Dr. A. G. Breidenstine of Lancaster, Pennsylvania, who is in charge of setting goals and budget for the next two years, observed that fifteen “listening conferences” involving a sampling of congregations revealed general satisfaction with the church’s programs. “There was opposition to over-emphasis on social-action programs,” Breidenstine said, “but at the same time there was recognition that race and poverty programs cannot be ignored.”
At the convention, position statements were presented recommending unconditional amnesty by the U. S. government toward draft evaders, and recognizing the right of Brethren to withhold taxes due the government for war and military purposes. Like the United Church of Christ, meeting the week before in St.
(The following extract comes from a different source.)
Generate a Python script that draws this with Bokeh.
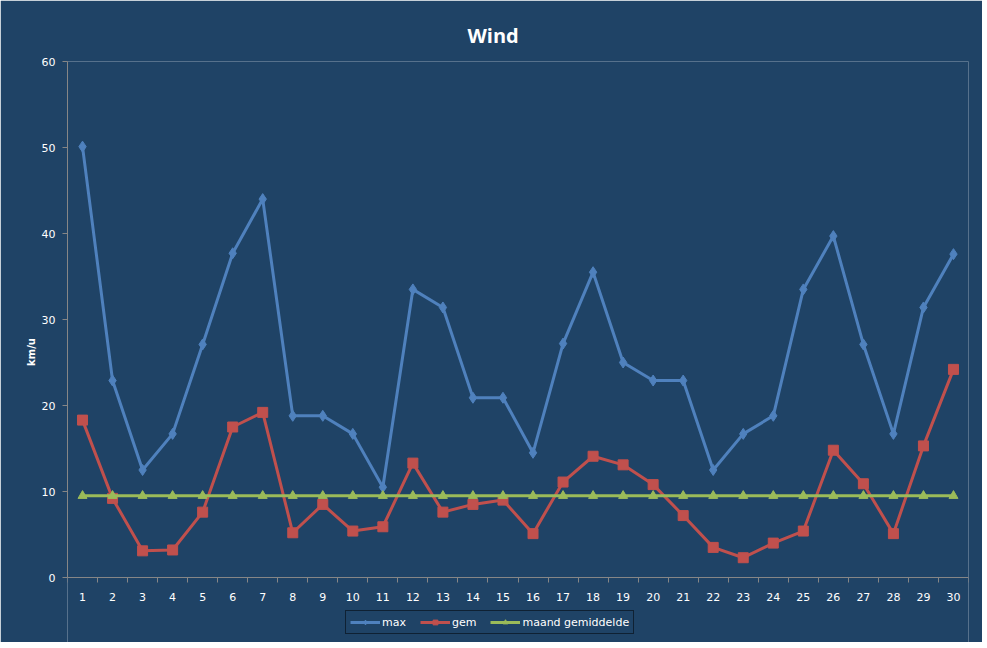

Louis (see following story), the Brethren sent a delegation to check out grape picketing operations in southern California, where Cesar Chavez’s United Farm Workers Union is battling it out with the Teamsters for grower contracts.
Commenting in an interview about the effects that the Jesus and charismatic movements have had on the denomination, Meyer declared he sees “a willingness to receive and affirm persons with a variety of stances.”
Donald E. Rowe, executive secretary of the Mid-Atlantic District, was named moderator-elect to assume the duties of the present moderator, Wayne F. Geisert (president of Bridgewater College, Virginia), at the close of the 1974 convention.
RUSSELL CHANDLER
MINISTER AND MONSTER
The Scottish Tourist Board has reason to be grateful to the Loch Ness monster, and local inhabitants look indulgently even on earnest scientists who in ingenious ways try to solve the riddle of the waters. An English clergyman is now determined to put an end to the mysterious money-spinner once for all, and last month went to Loch Ness to “cleanse it of its phantom.” A well known exorcist, the Reverend Dr. Donald Omand of Devon, a retired vicar, said that Nessie had the power to cause people who have spotted her to suffer mental deterioration in later years. “It may seem nonsense to a lot of people,” he said, as he carried out his religious ceremony. No one was arguing with him.